Reputation: 57
In my hdfs folder I am getting my inputs files continuously. I wanted to merge multiple csv file having same header from last 15 min and make one csv file having one header. I tried with -getmerge
but it did not work. any pointers please?
Upvotes: 1
Views: 1122
Reputation: 4674
I am referring below link to get the list of files which were processed in last '5 minutes'.

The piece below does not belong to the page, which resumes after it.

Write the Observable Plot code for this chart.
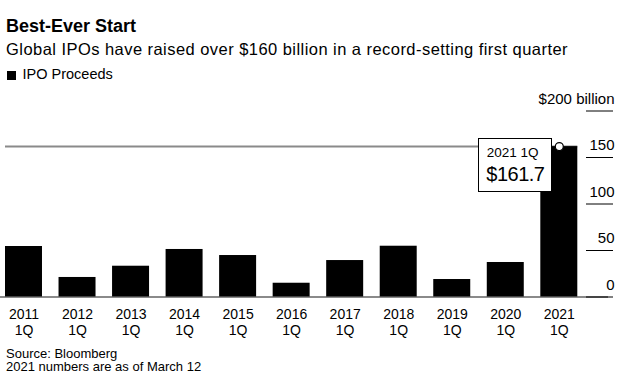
<!DOCTYPE html>
<html><head><meta charset="utf-8">
<script src="https://cdn.jsdelivr.net/npm/d3@7"></script>
<script src="https://cdn.jsdelivr.net/npm/@observablehq/plot@0.6"></script>
<style>
body{margin:0;background:#fff;}
#wrap{position:relative;width:620px;height:377px;font-family:"Liberation Sans",Arial,sans-serif;color:#000;overflow:hidden;background:#fff}
.t{position:absolute;white-space:nowrap;line-height:1}
#chart{position:absolute;left:0;top:84px}
#tip{position:absolute;background:#fff;border:1px solid #000;box-sizing:border-box;width:74px;height:54px}
</style></head><body>
<div id="wrap">
  <div class="t" id="title" style="left:6px;top:17px;font-size:18px;font-weight:bold">Best-Ever Start</div>
  <div class="t" id="subtitle" style="left:6px;top:41px;font-size:16.5px;letter-spacing:0.45px">Global IPOs have raised over $160 billion in a record-setting first quarter</div>
  <div style="position:absolute;left:7px;top:70.5px;width:9px;height:9px;background:#000"></div>
  <div class="t" id="legend" style="left:22.5px;top:66.7px;font-size:14.5px">IPO Proceeds</div>
  <div id="chart"></div>
  <div class="t" id="src1" style="left:6px;top:346.5px;font-size:13px">Source: Bloomberg</div>
  <div class="t" id="src2" style="left:6px;top:360px;font-size:13px">2021 numbers are as of March 12</div>
</div>
<script>
const years = ["2011","2012","2013","2014","2015","2016","2017","2018","2019","2020","2021"];
const quarter = "1Q";
const proceeds = [54.3, 21.0, 33.1, 51.1, 44.6, 14.8, 39.2, 54.6, 18.8, 37.1, 161.7];
const yTicks = [0, 50, 100, 150, 200];
const highlightYear = "2021";
const highlightLabel = "2021 1Q";
const highlightValue = "$161.7";

const data = years.map((y, i) => ({year: y, value: proceeds[i]}));
const last = data.find(d => d.year === highlightYear);
const font = '"Liberation Sans", Arial, sans-serif';

const chart = Plot.plot({
  width: 620, height: 260,
  marginLeft: 5, marginRight: 35, marginTop: 26.5, marginBottom: 47.5,
  style: {fontFamily: font, fontSize: "14px", color: "#000", background: "transparent", overflow: "visible"},
  x: {type: "band", domain: years, paddingInner: 0.309, paddingOuter: 0, round: false, insetRight: 7.7, label: null},
  y: {domain: [0, 200], label: null},
  marks: [
    Plot.ruleY([0], {stroke: "#8a8a8a", strokeWidth: 2, insetLeft: -5, insetRight: -23}),
    Plot.ruleY([last], {y: "value", x1: () => years[0], x2: d => d.year, stroke: "#8a8a8a", strokeWidth: 2}),
    Plot.barY(data, {x: "year", y: "value", fill: "#000"}),
    Plot.dot([last], {x: "year", y: "value", r: 4, fill: "#fff", stroke: "#000", strokeWidth: 1.2}),
    Plot.axisX({tickSize: 0, tickPadding: 10, fontSize: 14, lineHeight: 1.19, tickFormat: d => `${d}\n${quarter}`}),
    Plot.axisY({anchor: "right", ticks: yTicks, tickSize: 27, tickFormat: () => ""}),
    Plot.text(yTicks, {y: d => d, text: d => d === 200 ? `$${d} billion` : `${d}`, frameAnchor: "right",
      textAnchor: "end", dx: 29, dy: -12, fontSize: 15, fill: "#000"})
  ]
});
document.getElementById("chart").appendChild(chart);

// tooltip annotation anchored from the scales
const xs = chart.scale("x"), ys = chart.scale("y");
const cx = xs.apply(last.year) + xs.bandwidth / 2;
const cy = ys.apply(last.value) + 84;
const tip = document.createElement("div");
tip.id = "tip";
tip.style.left = (cx - 7 - 74) + "px";
tip.style.top = (cy - 8) + "px";
tip.innerHTML = `<div class="t" style="left:8px;top:7px;font-size:13.5px">${highlightLabel}</div>` +
  `<div class="t" style="left:7.5px;top:24.5px;font-size:20px;letter-spacing:-0.5px">${highlightValue}</div>`;
document.getElementById("wrap").appendChild(tip);
</script>
</body></html>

Get the list of files processed in last 5 minutes Since you want to skip individual header and merge all the listed files with single header. Can get those files to local unix as shown below:
#!/bin/bash
filenames=`hdfs dfs -ls /user/vikct001/dev/hadoop/external/csvfiles/part* | tr -s " " | cut -d' ' -f6-8 | grep "^[0-9]" | awk 'BEGIN{ MIN=5;LAST=60*MIN; "date +%s" | getline NOW } { cmd="date -d'\''"$1" "$2"'\'' +%s"; cmd | getline WHEN; DIFF=NOW-WHEN; if(DIFF < LAST){ print $3 }}' `
for file in $filenames
do
#echo $file
hdfs dfs -get ${file} /home/vikct001/user/vikrant/shellscript/testfiles
done
once you have the listed files at your local. can use below command to merge all the files with single header.
awk '(NR == 1) || (FNR > 1)' /home/vikct001/user/vikrant/shellscript/testfiles/part*.csv > bigfile.csv
Here's a link for more details on this. Merge csv with a single header
There are couple of more commands as mentioned in above link but I found this is the most suitable.
Upvotes: 2